● Task instructions
Reproduce every entry exactly as shown.

Source code of charts
^^^^
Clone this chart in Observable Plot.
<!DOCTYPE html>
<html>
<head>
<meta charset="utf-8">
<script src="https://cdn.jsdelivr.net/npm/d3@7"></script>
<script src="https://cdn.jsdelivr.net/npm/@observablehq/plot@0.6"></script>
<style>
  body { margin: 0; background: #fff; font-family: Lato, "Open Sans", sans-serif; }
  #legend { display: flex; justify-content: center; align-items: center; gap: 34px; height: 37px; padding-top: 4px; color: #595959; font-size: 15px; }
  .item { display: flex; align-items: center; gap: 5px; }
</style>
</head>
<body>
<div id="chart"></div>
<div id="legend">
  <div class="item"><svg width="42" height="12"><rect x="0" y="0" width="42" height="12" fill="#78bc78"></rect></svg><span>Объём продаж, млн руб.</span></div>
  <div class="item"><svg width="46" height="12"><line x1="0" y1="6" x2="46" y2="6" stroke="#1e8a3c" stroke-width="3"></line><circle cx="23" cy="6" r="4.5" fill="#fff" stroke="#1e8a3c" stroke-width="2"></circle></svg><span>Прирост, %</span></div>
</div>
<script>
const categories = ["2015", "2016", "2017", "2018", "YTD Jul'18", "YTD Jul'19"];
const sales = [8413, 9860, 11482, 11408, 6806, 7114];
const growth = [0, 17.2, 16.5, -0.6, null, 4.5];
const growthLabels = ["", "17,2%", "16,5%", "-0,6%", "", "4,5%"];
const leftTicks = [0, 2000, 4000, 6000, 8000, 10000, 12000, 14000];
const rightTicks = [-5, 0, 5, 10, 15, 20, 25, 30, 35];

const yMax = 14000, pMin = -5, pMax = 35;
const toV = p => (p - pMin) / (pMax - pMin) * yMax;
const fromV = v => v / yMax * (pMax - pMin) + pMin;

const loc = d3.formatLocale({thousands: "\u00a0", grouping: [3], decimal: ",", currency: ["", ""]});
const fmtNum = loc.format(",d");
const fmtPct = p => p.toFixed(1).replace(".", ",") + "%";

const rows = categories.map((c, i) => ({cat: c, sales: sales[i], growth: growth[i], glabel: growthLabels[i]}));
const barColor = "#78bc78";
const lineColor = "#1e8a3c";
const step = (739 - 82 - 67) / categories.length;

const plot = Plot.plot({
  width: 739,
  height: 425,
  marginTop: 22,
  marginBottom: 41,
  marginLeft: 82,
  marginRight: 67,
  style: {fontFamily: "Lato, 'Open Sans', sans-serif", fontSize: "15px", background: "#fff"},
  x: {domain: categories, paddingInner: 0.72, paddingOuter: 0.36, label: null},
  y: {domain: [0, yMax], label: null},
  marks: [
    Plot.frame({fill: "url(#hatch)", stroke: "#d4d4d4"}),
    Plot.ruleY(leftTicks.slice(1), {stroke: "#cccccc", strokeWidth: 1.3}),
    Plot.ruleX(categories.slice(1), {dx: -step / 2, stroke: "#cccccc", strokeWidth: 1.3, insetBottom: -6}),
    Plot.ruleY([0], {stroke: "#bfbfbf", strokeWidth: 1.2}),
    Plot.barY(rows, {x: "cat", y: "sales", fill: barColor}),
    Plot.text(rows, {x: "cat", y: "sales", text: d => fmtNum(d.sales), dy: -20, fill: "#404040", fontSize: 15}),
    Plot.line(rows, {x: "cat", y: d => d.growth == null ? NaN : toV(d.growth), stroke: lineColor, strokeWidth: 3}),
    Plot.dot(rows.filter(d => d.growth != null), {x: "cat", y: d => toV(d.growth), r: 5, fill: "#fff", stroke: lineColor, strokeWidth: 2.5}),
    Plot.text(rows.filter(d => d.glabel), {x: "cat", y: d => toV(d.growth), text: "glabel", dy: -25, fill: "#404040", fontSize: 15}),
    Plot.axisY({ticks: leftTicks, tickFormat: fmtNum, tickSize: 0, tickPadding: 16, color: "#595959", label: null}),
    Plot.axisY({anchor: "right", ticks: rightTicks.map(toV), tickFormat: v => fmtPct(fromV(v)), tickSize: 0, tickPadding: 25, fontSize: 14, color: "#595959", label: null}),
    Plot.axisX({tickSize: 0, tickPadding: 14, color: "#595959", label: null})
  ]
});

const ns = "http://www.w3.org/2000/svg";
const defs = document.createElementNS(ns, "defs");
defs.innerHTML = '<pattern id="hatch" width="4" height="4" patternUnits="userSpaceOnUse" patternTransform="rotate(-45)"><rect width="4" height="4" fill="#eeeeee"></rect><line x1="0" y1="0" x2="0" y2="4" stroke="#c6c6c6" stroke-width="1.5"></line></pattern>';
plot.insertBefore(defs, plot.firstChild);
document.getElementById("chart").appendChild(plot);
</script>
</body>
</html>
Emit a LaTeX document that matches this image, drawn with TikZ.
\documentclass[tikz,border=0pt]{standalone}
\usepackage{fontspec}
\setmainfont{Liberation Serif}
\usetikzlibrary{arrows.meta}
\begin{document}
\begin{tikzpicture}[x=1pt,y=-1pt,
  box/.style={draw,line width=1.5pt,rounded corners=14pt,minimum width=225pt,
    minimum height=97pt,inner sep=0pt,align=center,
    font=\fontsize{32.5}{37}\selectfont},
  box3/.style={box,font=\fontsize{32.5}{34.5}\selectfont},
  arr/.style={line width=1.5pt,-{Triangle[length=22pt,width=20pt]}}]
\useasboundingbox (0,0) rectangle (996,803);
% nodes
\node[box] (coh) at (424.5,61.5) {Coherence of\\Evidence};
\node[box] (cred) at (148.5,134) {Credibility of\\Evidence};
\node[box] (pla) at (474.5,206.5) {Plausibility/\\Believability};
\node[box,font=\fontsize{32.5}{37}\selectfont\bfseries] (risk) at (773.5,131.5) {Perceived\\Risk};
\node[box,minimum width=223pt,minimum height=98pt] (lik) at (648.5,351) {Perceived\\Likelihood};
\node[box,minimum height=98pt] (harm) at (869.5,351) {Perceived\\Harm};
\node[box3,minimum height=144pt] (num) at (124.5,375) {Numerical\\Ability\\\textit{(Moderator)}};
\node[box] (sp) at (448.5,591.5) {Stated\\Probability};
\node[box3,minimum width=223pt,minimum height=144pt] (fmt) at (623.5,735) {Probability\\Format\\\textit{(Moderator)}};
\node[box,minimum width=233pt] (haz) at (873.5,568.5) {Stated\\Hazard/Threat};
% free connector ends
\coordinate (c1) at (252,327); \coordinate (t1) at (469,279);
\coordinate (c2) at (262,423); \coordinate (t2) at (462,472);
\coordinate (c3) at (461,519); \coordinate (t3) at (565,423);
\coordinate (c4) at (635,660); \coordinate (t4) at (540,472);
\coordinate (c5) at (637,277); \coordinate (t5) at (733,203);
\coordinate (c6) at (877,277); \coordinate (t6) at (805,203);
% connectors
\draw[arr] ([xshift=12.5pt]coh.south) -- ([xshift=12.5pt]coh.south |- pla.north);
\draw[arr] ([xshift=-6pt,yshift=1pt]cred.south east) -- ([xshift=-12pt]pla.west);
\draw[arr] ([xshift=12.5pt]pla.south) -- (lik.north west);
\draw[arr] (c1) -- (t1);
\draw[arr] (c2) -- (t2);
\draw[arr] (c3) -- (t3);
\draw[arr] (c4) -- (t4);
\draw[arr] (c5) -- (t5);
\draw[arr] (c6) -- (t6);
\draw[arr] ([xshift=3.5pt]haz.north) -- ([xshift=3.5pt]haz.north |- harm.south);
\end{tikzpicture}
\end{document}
^^^^
● Result for this exercise
Clone this chart in Observable Plot.
<!DOCTYPE html>
<html>
<head>
<meta charset="utf-8">
<script src="https://cdn.jsdelivr.net/npm/d3@7"></script>
<script src="https://cdn.jsdelivr.net/npm/@observablehq/plot@0.6"></script>
<style>
  body { margin: 0; background: #fff; font-family: Lato, "Open Sans", sans-serif; }
  #legend { display: flex; justify-content: center; align-items: center; gap: 34px; height: 37px; padding-top: 4px; color: #595959; font-size: 15px; }
  .item { display: flex; align-items: center; gap: 5px; }
</style>
</head>
<body>
<div id="chart"></div>
<div id="legend">
  <div class="item"><svg width="42" height="12"><rect x="0" y="0" width="42" height="12" fill="#78bc78"></rect></svg><span>Объём продаж, млн руб.</span></div>
  <div class="item"><svg width="46" height="12"><line x1="0" y1="6" x2="46" y2="6" stroke="#1e8a3c" stroke-width="3"></line><circle cx="23" cy="6" r="4.5" fill="#fff" stroke="#1e8a3c" stroke-width="2"></circle></svg><span>Прирост, %</span></div>
</div>
<script>
const categories = ["2015", "2016", "2017", "2018", "YTD Jul'18", "YTD Jul'19"];
const sales = [8413, 9860, 11482, 11408, 6806, 7114];
const growth = [0, 17.2, 16.5, -0.6, null, 4.5];
const growthLabels = ["", "17,2%", "16,5%", "-0,6%", "", "4,5%"];
const leftTicks = [0, 2000, 4000, 6000, 8000, 10000, 12000, 14000];
const rightTicks = [-5, 0, 5, 10, 15, 20, 25, 30, 35];

const yMax = 14000, pMin = -5, pMax = 35;
const toV = p => (p - pMin) / (pMax - pMin) * yMax;
const fromV = v => v / yMax * (pMax - pMin) + pMin;

const loc = d3.formatLocale({thousands: "\u00a0", grouping: [3], decimal: ",", currency: ["", ""]});
const fmtNum = loc.format(",d");
const fmtPct = p => p.toFixed(1).replace(".", ",") + "%";

const rows = categories.map((c, i) => ({cat: c, sales: sales[i], growth: growth[i], glabel: growthLabels[i]}));
const barColor = "#78bc78";
const lineColor = "#1e8a3c";
const step = (739 - 82 - 67) / categories.length;

const plot = Plot.plot({
  width: 739,
  height: 425,
  marginTop: 22,
  marginBottom: 41,
  marginLeft: 82,
  marginRight: 67,
  style: {fontFamily: "Lato, 'Open Sans', sans-serif", fontSize: "15px", background: "#fff"},
  x: {domain: categories, paddingInner: 0.72, paddingOuter: 0.36, label: null},
  y: {domain: [0, yMax], label: null},
  marks: [
    Plot.frame({fill: "url(#hatch)", stroke: "#d4d4d4"}),
    Plot.ruleY(leftTicks.slice(1), {stroke: "#cccccc", strokeWidth: 1.3}),
    Plot.ruleX(categories.slice(1), {dx: -step / 2, stroke: "#cccccc", strokeWidth: 1.3, insetBottom: -6}),
    Plot.ruleY([0], {stroke: "#bfbfbf", strokeWidth: 1.2}),
    Plot.barY(rows, {x: "cat", y: "sales", fill: barColor}),
    Plot.text(rows, {x: "cat", y: "sales", text: d => fmtNum(d.sales), dy: -20, fill: "#404040", fontSize: 15}),
    Plot.line(rows, {x: "cat", y: d => d.growth == null ? NaN : toV(d.growth), stroke: lineColor, strokeWidth: 3}),
    Plot.dot(rows.filter(d => d.growth != null), {x: "cat", y: d => toV(d.growth), r: 5, fill: "#fff", stroke: lineColor, strokeWidth: 2.5}),
    Plot.text(rows.filter(d => d.glabel), {x: "cat", y: d => toV(d.growth), text: "glabel", dy: -25, fill: "#404040", fontSize: 15}),
    Plot.axisY({ticks: leftTicks, tickFormat: fmtNum, tickSize: 0, tickPadding: 16, color: "#595959", label: null}),
    Plot.axisY({anchor: "right", ticks: rightTicks.map(toV), tickFormat: v => fmtPct(fromV(v)), tickSize: 0, tickPadding: 25, fontSize: 14, color: "#595959", label: null}),
    Plot.axisX({tickSize: 0, tickPadding: 14, color: "#595959", label: null})
  ]
});

const ns = "http://www.w3.org/2000/svg";
const defs = document.createElementNS(ns, "defs");
defs.innerHTML = '<pattern id="hatch" width="4" height="4" patternUnits="userSpaceOnUse" patternTransform="rotate(-45)"><rect width="4" height="4" fill="#eeeeee"></rect><line x1="0" y1="0" x2="0" y2="4" stroke="#c6c6c6" stroke-width="1.5"></line></pattern>';
plot.insertBefore(defs, plot.firstChild);
document.getElementById("chart").appendChild(plot);
</script>
</body>
</html>
Emit a LaTeX document that matches this image, drawn with TikZ.
\documentclass[tikz,border=0pt]{standalone}
\usepackage{fontspec}
\setmainfont{Liberation Serif}
\usetikzlibrary{arrows.meta}
\begin{document}
\begin{tikzpicture}[x=1pt,y=-1pt,
  box/.style={draw,line width=1.5pt,rounded corners=14pt,minimum width=225pt,
    minimum height=97pt,inner sep=0pt,align=center,
    font=\fontsize{32.5}{37}\selectfont},
  box3/.style={box,font=\fontsize{32.5}{34.5}\selectfont},
  arr/.style={line width=1.5pt,-{Triangle[length=22pt,width=20pt]}}]
\useasboundingbox (0,0) rectangle (996,803);
% nodes
\node[box] (coh) at (424.5,61.5) {Coherence of\\Evidence};
\node[box] (cred) at (148.5,134) {Credibility of\\Evidence};
\node[box] (pla) at (474.5,206.5) {Plausibility/\\Believability};
\node[box,font=\fontsize{32.5}{37}\selectfont\bfseries] (risk) at (773.5,131.5) {Perceived\\Risk};
\node[box,minimum width=223pt,minimum height=98pt] (lik) at (648.5,351) {Perceived\\Likelihood};
\node[box,minimum height=98pt] (harm) at (869.5,351) {Perceived\\Harm};
\node[box3,minimum height=144pt] (num) at (124.5,375) {Numerical\\Ability\\\textit{(Moderator)}};
\node[box] (sp) at (448.5,591.5) {Stated\\Probability};
\node[box3,minimum width=223pt,minimum height=144pt] (fmt) at (623.5,735) {Probability\\Format\\\textit{(Moderator)}};
\node[box,minimum width=233pt] (haz) at (873.5,568.5) {Stated\\Hazard/Threat};
% free connector ends
\coordinate (c1) at (252,327); \coordinate (t1) at (469,279);
\coordinate (c2) at (262,423); \coordinate (t2) at (462,472);
\coordinate (c3) at (461,519); \coordinate (t3) at (565,423);
\coordinate (c4) at (635,660); \coordinate (t4) at (540,472);
\coordinate (c5) at (637,277); \coordinate (t5) at (733,203);
\coordinate (c6) at (877,277); \coordinate (t6) at (805,203);
% connectors
\draw[arr] ([xshift=12.5pt]coh.south) -- ([xshift=12.5pt]coh.south |- pla.north);
\draw[arr] ([xshift=-6pt,yshift=1pt]cred.south east) -- ([xshift=-12pt]pla.west);
\draw[arr] ([xshift=12.5pt]pla.south) -- (lik.north west);
\draw[arr] (c1) -- (t1);
\draw[arr] (c2) -- (t2);
\draw[arr] (c3) -- (t3);
\draw[arr] (c4) -- (t4);
\draw[arr] (c5) -- (t5);
\draw[arr] (c6) -- (t6);
\draw[arr] ([xshift=3.5pt]haz.north) -- ([xshift=3.5pt]haz.north |- harm.south);
\end{tikzpicture}
\end{document}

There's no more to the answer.